肖暖望着消失的身影,转身对强哥说:“听到了吧,直呼局长名字,你踢到铁板了。”

与同事回到所里,调取监控,通过人脸智能系统,美女名叫如月。肖暖打电话告知了朱局长,说了大概经过,朱局长说先把闹事的人带到所里。范伟强三人只好来中河警察所里报到,关了两天,当天傍晚出现在河西路时,因与人碰撞,被七八个人打了一顿。

这下五龙公司的人坐不住了,打探得知是西城公司的人故意下的黑手,范围强的大哥是五龙公司的副总西门保雨,觉得西城公司做的过份,招聘小时工到西城控股的澜湾售楼中心打扑克。

一群人,有男有女,有老年人有中年人在售楼中心打扑克,下棋,把饮水机都按坏了两台,葡萄酒喝了几瓶后停止供应,肖一冰不知道怎么回事,报了警又告知西城公司的袁勇,才知道竟敢有这事,直下挑战书来了。

通过各路信息汇总,得知是五龙公司下的战书,来而不往非礼也。

二太保埋伏到澜湾门口的四周和路口,等待着“看楼盘”的人出来,下午五点,时间一到,小时工就鱼贯而出,不愿在售楼中心多待一分钟。

在涌出的人群里,西城的人发现认识的一个人就围上去了三个人,拉到一边拳打脚踢,围住了八个人,八个人被待命的救护车拉到了易善医院。

五龙的西门保雨从漏网的手下得知被打了,骂道以前不是这样的呀,不按常规出牌啦?直接痛下打手,怎么如此嚣张。

吩咐西门保伦去医院看望伤员,谁知到了易善医院被保安拦住了,说那八个受伤的人在做骨科手术,现在不能探望。

西门保伦也不废话直接报警,警察赶到后了解一下情况,医院说骨头被打断了,在做手术不能见面,同样没办法。

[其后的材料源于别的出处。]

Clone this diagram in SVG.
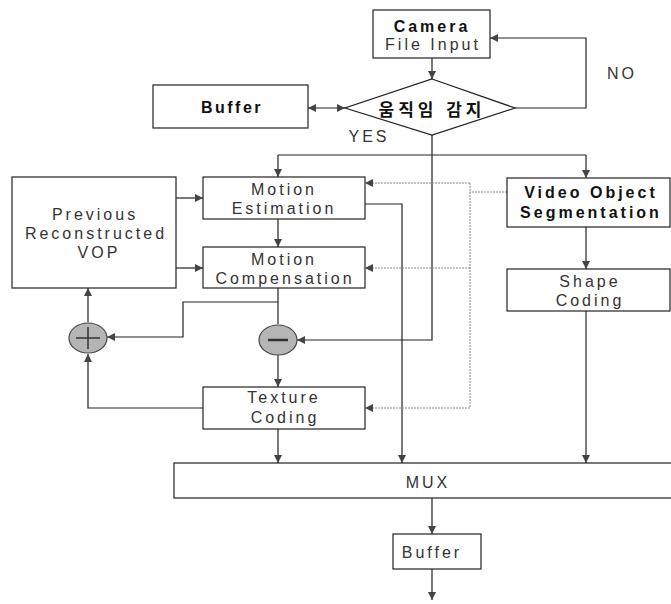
<svg xmlns="http://www.w3.org/2000/svg" width="671" height="604" viewBox="0 0 671 604">
<style>
.box{fill:#fff;stroke:#222;stroke-width:1.2}
.t{font-family:"Liberation Sans","Noto Sans CJK KR",sans-serif;font-size:16px;fill:#333;text-anchor:middle;letter-spacing:3px}
.b{font-weight:bold;fill:#111}
.ln{fill:none;stroke:#222;stroke-width:1.2}
.dt{fill:none;stroke:#888;stroke-width:1;stroke-dasharray:2,1}
.sum{fill:#b5b5b5;stroke:#444;stroke-width:1.2}
</style>
<defs>
<marker id="ah" markerUnits="userSpaceOnUse" markerWidth="9" markerHeight="8" refX="8" refY="4" orient="auto-start-reverse">
<path d="M0,0 L8,4 L0,8 Z" fill="#444"/>
</marker>
</defs>
<rect width="671" height="604" fill="#fff"/>

<g id="connectors">
<path class="ln" d="M432,58 V79" marker-end="url(#ah)"/>
<path class="ln" d="M308,108 H345" marker-start="url(#ah)" marker-end="url(#ah)"/>
<path class="ln" d="M515,108 H586 V38 H490" marker-end="url(#ah)"/>
<path class="ln" d="M432,135 V340 H297" marker-end="url(#ah)"/>
<path class="ln" d="M278,155 H586"/>
<path class="ln" d="M278,155 V177" marker-end="url(#ah)"/>
<path class="ln" d="M586,155 V178" marker-end="url(#ah)"/>
<path class="ln" d="M176,198 H203" marker-end="url(#ah)"/>
<path class="ln" d="M176,268 H203" marker-end="url(#ah)"/>
<path class="ln" d="M278,219 V247" marker-end="url(#ah)"/>
<path class="ln" d="M278,288 V324"/>
<path class="ln" d="M278,302 H183 V337 H107" marker-end="url(#ah)"/>
<path class="ln" d="M88,322 V288" marker-end="url(#ah)"/>
<path class="ln" d="M278,355 V387" marker-end="url(#ah)"/>
<path class="ln" d="M203,408 H88 V354" marker-end="url(#ah)"/>
<path class="ln" d="M278,429 V463" marker-end="url(#ah)"/>
<path class="ln" d="M365,204 H402 V463" marker-end="url(#ah)"/>
<path class="ln" d="M586,227 V269" marker-end="url(#ah)"/>
<path class="ln" d="M586,311 V463" marker-end="url(#ah)"/>
<path class="ln" d="M432,498 V534" marker-end="url(#ah)"/>
<path class="ln" d="M432,569 V600" marker-end="url(#ah)"/>
<path class="dt" d="M507,192 H470"/>
<path class="dt" d="M470,183 V408"/>
<path class="dt" d="M470,183 H365" marker-end="url(#ah)"/>
<path class="dt" d="M470,268 H365" marker-end="url(#ah)"/>
<path class="dt" d="M470,408 H365" marker-end="url(#ah)"/>
<text class="t" x="369" y="142">YES</text>
<text class="t" x="622" y="79">NO</text>
</g>

<g id="camera">
<rect class="box" x="373" y="10" width="117" height="48"/>
<text class="t b" x="432" y="32">Camera</text>
<text class="t" x="433" y="50">File Input</text>
</g>

<g id="detect">
<path class="box" d="M432,79 L515,108 L432,135 L345,108 Z"/>
<text class="t b" x="432" y="116" style="font-size:17px;letter-spacing:4px">움직임 감지</text>
</g>

<g id="buffer-top">
<rect class="box" x="153" y="85" width="155" height="43"/>
<text class="t b" x="232" y="113" style="letter-spacing:2.5px">Buffer</text>
</g>

<g id="prev-vop">
<rect class="box" x="12" y="177" width="164" height="111"/>
<text class="t" x="95" y="220">Previous</text>
<text class="t" x="96" y="239">Reconstructed</text>
<text class="t" x="99" y="258">VOP</text>
</g>

<g id="motion-est">
<rect class="box" x="203" y="177" width="162" height="42"/>
<text class="t" x="284" y="195">Motion</text>
<text class="t" x="284" y="214">Estimation</text>
</g>

<g id="motion-comp">
<rect class="box" x="203" y="247" width="162" height="41"/>
<text class="t" x="284" y="265">Motion</text>
<text class="t" x="285" y="284">Compensation</text>
</g>

<g id="plus">
<ellipse class="sum" cx="88" cy="338" rx="19" ry="15"/>
<path d="M76,338 H100 M88,327 V349" stroke="#333" stroke-width="1.5"/>
</g>

<g id="minus">
<ellipse class="sum" cx="278" cy="340" rx="19" ry="15"/>
<path d="M268,340 H288" stroke="#333" stroke-width="2.5"/>
</g>

<g id="texture">
<rect class="box" x="203" y="387" width="162" height="42"/>
<text class="t" x="284" y="403">Texture</text>
<text class="t" x="285" y="423">Coding</text>
</g>

<g id="vos">
<rect class="box" x="507" y="178" width="163" height="49"/>
<text class="t b" x="591" y="198">Video Object</text>
<text class="t b" x="591" y="218">Segmentation</text>
</g>

<g id="shape">
<rect class="box" x="507" y="269" width="163" height="42"/>
<text class="t" x="590" y="287">Shape</text>
<text class="t" x="590" y="306">Coding</text>
</g>

<g id="mux">
<rect class="box" x="174" y="463" width="510" height="35"/>
<text class="t" x="428" y="488">MUX</text>
</g>

<g id="buffer-bottom">
<rect class="box" x="393" y="534" width="88" height="35"/>
<text class="t" x="432" y="558">Buffer</text>
</g>
</svg>
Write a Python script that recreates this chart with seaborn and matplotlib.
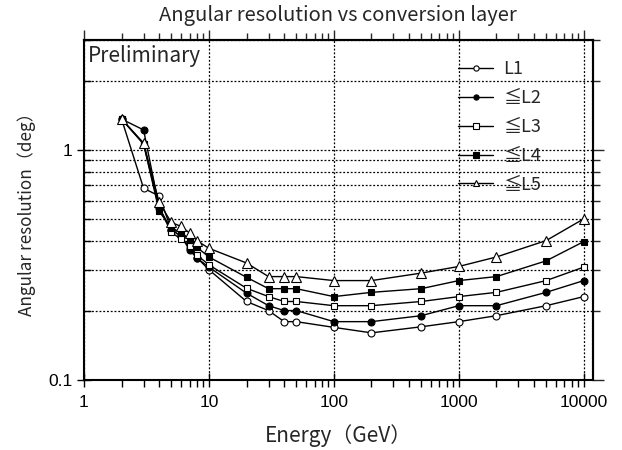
import numpy as np
import pandas as pd
import matplotlib
matplotlib.use('Agg')
import matplotlib.pyplot as plt
from matplotlib.ticker import LogLocator, FixedLocator, NullFormatter, FixedFormatter
import seaborn as sns

energy = [2, 3, 4, 5, 6, 7, 8, 10, 20, 30, 40, 50, 100, 200, 500, 1000, 2000, 5000, 10000]

res_l1 = [1.36, 0.68, 0.63, 0.45, 0.42, 0.375, 0.34, 0.301, 0.219, 0.200, 0.179, 0.179, 0.169, 0.160, 0.170, 0.179, 0.190, 0.210, 0.230]
res_l2 = [1.36, 1.22, 0.56, 0.45, 0.42, 0.367, 0.338, 0.309, 0.238, 0.210, 0.200, 0.200, 0.179, 0.179, 0.190, 0.210, 0.210, 0.240, 0.270]
res_l3 = [1.36, 1.06, 0.56, 0.437, 0.409, 0.383, 0.349, 0.316, 0.250, 0.230, 0.219, 0.219, 0.210, 0.210, 0.219, 0.230, 0.240, 0.270, 0.309]
res_l4 = [1.36, 1.06, 0.54, 0.457, 0.437, 0.406, 0.377, 0.342, 0.279, 0.249, 0.249, 0.249, 0.230, 0.240, 0.249, 0.270, 0.281, 0.329, 0.399]
res_l5 = [1.36, 1.07, 0.59, 0.483, 0.464, 0.435, 0.403, 0.373, 0.322, 0.281, 0.281, 0.281, 0.270, 0.270, 0.291, 0.311, 0.342, 0.403, 0.501]

labels = ['L1', '≦L2', '≦L3', '≦L4', '≦L5']
markers = ['o', 'o', 's', 's', '^']
faces = ['white', 'black', 'white', 'black', 'white']

xticks = [1, 10, 100, 1000, 10000]
xticklabels = ['1', '10', '100', '1000', '10000']
yticks = [0.1, 1]
yticklabels = ['0.1', '1']

sns.set_style('ticks')
plt.rcParams['font.family'] = ['Noto Sans CJK JP', 'DejaVu Sans']
tick_font = ['Liberation Sans', 'DejaVu Sans']

fig = plt.figure(figsize=(6.22, 4.5), dpi=100)
ax = fig.add_axes([0.135, 0.156, 0.818, 0.755])

series = [res_l1, res_l2, res_l3, res_l4, res_l5]
for vals, lab, mk, fc in zip(series, labels, markers, faces):
    sns.lineplot(x=energy, y=vals, ax=ax, color='black', linewidth=1.0,
                 marker=mk, markersize=5 if mk != '^' else 6.5, markerfacecolor=fc,
                 markeredgecolor='black', markeredgewidth=0.8, label=lab)

ax.set_xscale('log')
ax.set_yscale('log')
ax.set_xlim(1, 11800)
ax.set_ylim(0.1, 3.0)

minor_subs = np.arange(2, 10)
ax.xaxis.set_major_locator(FixedLocator(xticks))
ax.xaxis.set_major_formatter(FixedFormatter(xticklabels))
ax.xaxis.set_minor_locator(LogLocator(base=10, subs=minor_subs, numticks=20))
ax.xaxis.set_minor_formatter(NullFormatter())
ax.yaxis.set_major_locator(FixedLocator(yticks))
ax.yaxis.set_major_formatter(FixedFormatter(yticklabels))
ax.yaxis.set_minor_locator(LogLocator(base=10, subs=minor_subs, numticks=20))
ax.yaxis.set_minor_formatter(NullFormatter())

# bottom / left ticks
ax.tick_params(which='both', colors='black', labelsize=12.5)
ax.tick_params(axis='x', which='major', direction='inout', length=10, width=1, pad=6)
ax.tick_params(axis='x', which='minor', direction='out', length=5, width=1)
ax.tick_params(axis='y', which='major', direction='inout', length=10, width=1, pad=3)
ax.tick_params(axis='y', which='minor', direction='in', length=5, width=1)
for lab in ax.get_xticklabels() + ax.get_yticklabels():
    lab.set_family(tick_font)

# top / right ticks pointing outward
top = ax.secondary_xaxis('top')
top.xaxis.set_major_locator(FixedLocator(xticks))
top.xaxis.set_minor_locator(LogLocator(base=10, subs=minor_subs, numticks=20))
top.xaxis.set_major_formatter(NullFormatter())
top.xaxis.set_minor_formatter(NullFormatter())
top.tick_params(which='major', direction='out', length=7, width=1)
top.tick_params(which='minor', direction='out', length=5, width=1)
right = ax.secondary_yaxis('right')
right.yaxis.set_major_locator(FixedLocator(yticks))
right.yaxis.set_minor_locator(LogLocator(base=10, subs=minor_subs, numticks=20))
right.yaxis.set_major_formatter(NullFormatter())
right.yaxis.set_minor_formatter(NullFormatter())
right.tick_params(which='major', direction='out', length=8, width=1)
right.tick_params(which='minor', direction='out', length=5, width=1)
for sec in (top, right):
    for sp in sec.spines.values():
        sp.set_linewidth(1.5)

ax.grid(True, which='major', axis='both', color='black', linestyle=(0, (1.5, 1.5)), linewidth=0.9)
ax.grid(True, which='minor', axis='y', color='black', linestyle=(0, (1.5, 1.5)), linewidth=0.9)

for sp in ax.spines.values():
    sp.set_color('black')
    sp.set_linewidth(1.5)
    sp.set_visible(True)

ax.set_title('Angular resolution vs conversion layer', fontsize=14.5, pad=14)
ax.set_xlabel('Energy（GeV）', fontsize=15, labelpad=10)
ax.set_ylabel('Angular resolution（deg）', fontsize=12.3, labelpad=9)
ax.text(0.008, 0.985, 'Preliminary', transform=ax.transAxes, fontsize=15, va='top', ha='left')

leg = ax.legend(loc='upper left', bbox_to_anchor=(0.735, 0.94), frameon=False, fontsize=13,
                handlelength=1.95, handletextpad=0.55, labelspacing=0.6, borderpad=0,
                borderaxespad=0, markerscale=0.75)

fig.savefig('out.png', dpi=100)
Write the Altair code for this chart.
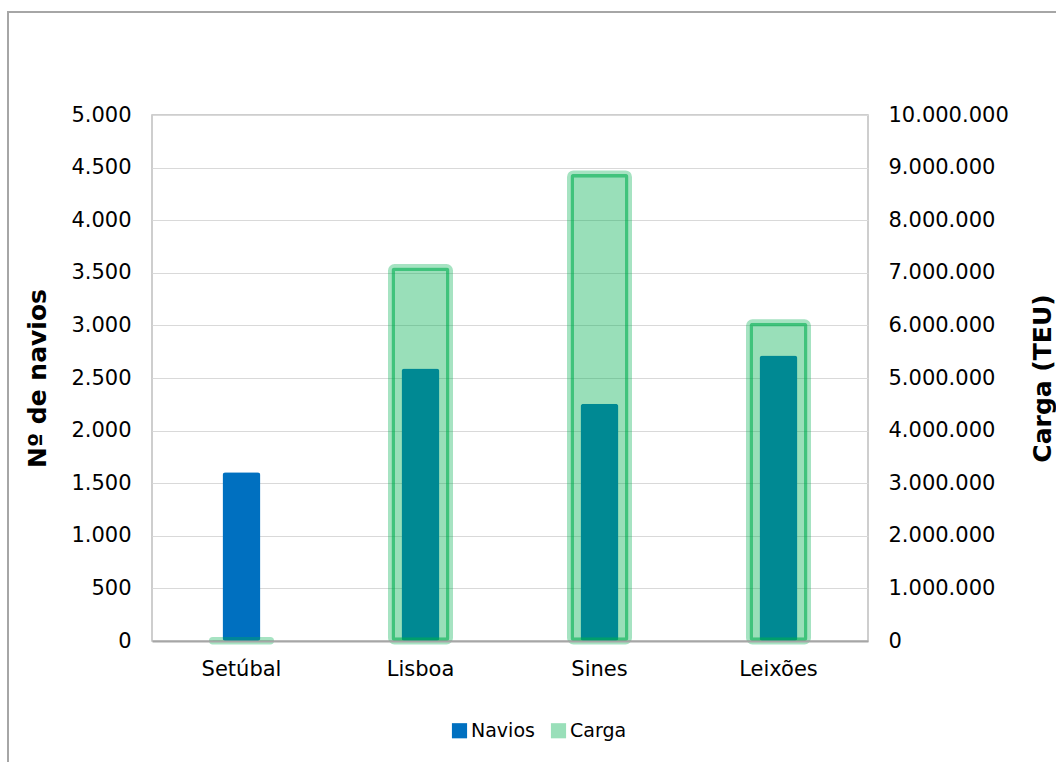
import altair as alt
import pandas as pd

portos = ["Setúbal", "Lisboa", "Sines", "Leixões"]
navios = [1605, 2590, 2255, 2715]
carga = [10000, 7100000, 8880000, 6050000]

df = pd.DataFrame({"Porto": portos, "Navios": navios, "Carga": carga})

FONT = "DejaVu Sans"
fmt = "replace(format(datum.value, ','), /,/g, '.')"

color_scale = alt.Scale(domain=["Navios", "Carga"],
                        range=["#0070C0", "rgba(0,176,80,0.4)"])
legend = alt.Legend(title=None, orient="none", legendX=298, legendY=606,
                    direction="horizontal", symbolType="square", symbolSize=230,
                    symbolStrokeWidth=0, labelFontSize=19, labelFont=FONT,
                    labelColor="#000000", columnPadding=14, labelOffset=2)

x_enc = alt.X("Porto:N", sort=portos, title=None,
              scale=alt.Scale(paddingInner=0, paddingOuter=0),
              axis=alt.Axis(labelAngle=0, labelFontSize=21, labelFont=FONT,
                            labelColor="#000000", labelPadding=17, ticks=False,
                            domainColor="#A6A6A6", domainWidth=2, zindex=1))

base = alt.Chart(df)

navios_bars = base.transform_calculate(serie="'Navios'").mark_bar(
    size=38, cornerRadius=3
).encode(
    x=x_enc,
    y=alt.Y("Navios:Q", scale=alt.Scale(domain=[0, 5000]),
            axis=alt.Axis(title="Nº de navios", values=list(range(0, 5001, 500)),
                          labelExpr=fmt, labelFontSize=21, labelFont=FONT,
                          labelColor="#000000", labelPadding=21, ticks=False,
                          domain=False, grid=True, gridColor="#D9D9D9",
                          titleFontSize=25, titleFont=FONT, titleFontWeight="bold",
                          titleColor="#000000", titleAngle=270, titleX=-115,
                          titleY=263, titleAlign="center", titleBaseline="middle")),
    color=alt.Color("serie:N", scale=color_scale, legend=legend),
)

carga_bars = base.transform_calculate(serie="'Carga'").mark_bar(
    size=58, cornerRadius=3, stroke="#00B050", strokeOpacity=0.35,
    strokeWidth=7, strokeJoin="round"
).encode(
    x=x_enc,
    y=alt.Y("Carga:Q", scale=alt.Scale(domain=[0, 10000000]),
            axis=alt.Axis(title="Carga (TEU)", orient="right",
                          values=list(range(0, 10000001, 1000000)),
                          labelExpr=fmt, labelFontSize=21, labelFont=FONT,
                          labelColor="#000000", labelPadding=20, ticks=False,
                          domain=False, grid=False,
                          titleFontSize=25, titleFont=FONT, titleFontWeight="bold",
                          titleColor="#000000", titleAngle=270, titleX=174,
                          titleY=263, titleAlign="center", titleBaseline="middle")),
    color=alt.Color("serie:N", scale=color_scale, legend=legend),
)

frame = alt.Chart(pd.DataFrame({"a": [0]})).mark_rect(
    fill=None, stroke="#A6A6A6", strokeWidth=2
).encode(
    x=alt.value(-144), x2=alt.value(1100),
    y=alt.value(-103), y2=alt.value(800),
)

chart = alt.layer(frame, navios_bars, carga_bars).resolve_scale(
    y="independent"
).properties(
    width=716, height=526,
    autosize=alt.AutoSizeParams(type="none"),
    padding={"left": 152, "top": 115, "right": 188, "bottom": 121},
).configure_view(stroke="#BFBFBF", strokeWidth=1.5)

chart.save("out.html", embed_options={"renderer": "svg", "actions": False})
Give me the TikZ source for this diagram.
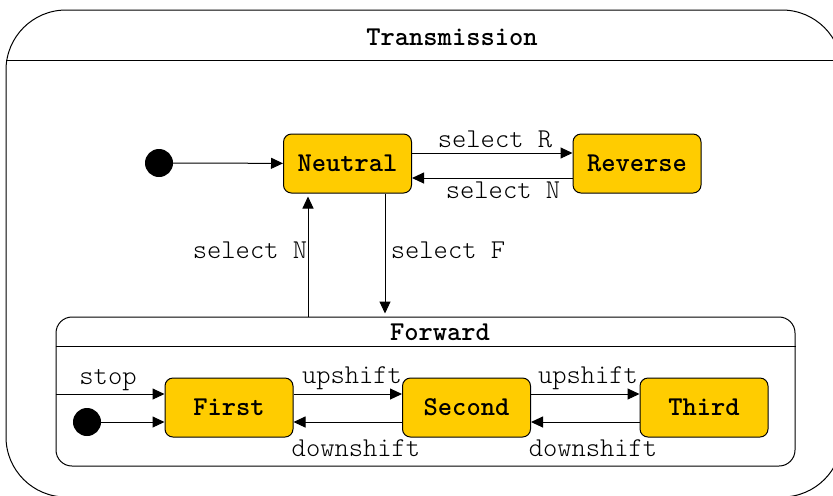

那八个人其实在两个病房里安静的打着点滴,输着营养液,根本没有手术,只是被西城的人限制了自由,有吃喝有玩的扑克牌,那就老老实实的待着呗。

持续待了五天,连人都没见着,交完治疗费,又交住院费,住院费一天大都是二百,到这变成二千,交了费又不给收据,还有那高昂的手术费,再高的医药费也得出,不然会寒了兄弟们的心。

西门保伦知道这是圈套,这是软刀子。

如月默认医院保安队长的黑手段,知道他是西城四太保,自然知道是西城为自己树威,在杀鸡儆猴,自此以后在酒吧,没哪个不长眼的敢来骚扰,老同学为了一个老女人值得吗?

一场大雨在洗刷着大地,招呼着赤裸裸的树枝。西门保雨在北国酒楼定了包间,静静等待袁勇,听了一曲又一曲“风中狂舞”,壮硕的袁勇出现在门口,两人寒暄一阵。

西门保雨:“此事是五龙的人不识泰山骚扰了那位美女,有错在先,可你们不按常规出牌,把人直接抬进医院,就此抵消了吧?”

袁勇:“西门总愿意停战,那就一杯浊酒抿恩怨。”

两人干了一杯白酒,唠叨一些风风雨雨,没有对错是非的散去,满城风雨就此烟消云散。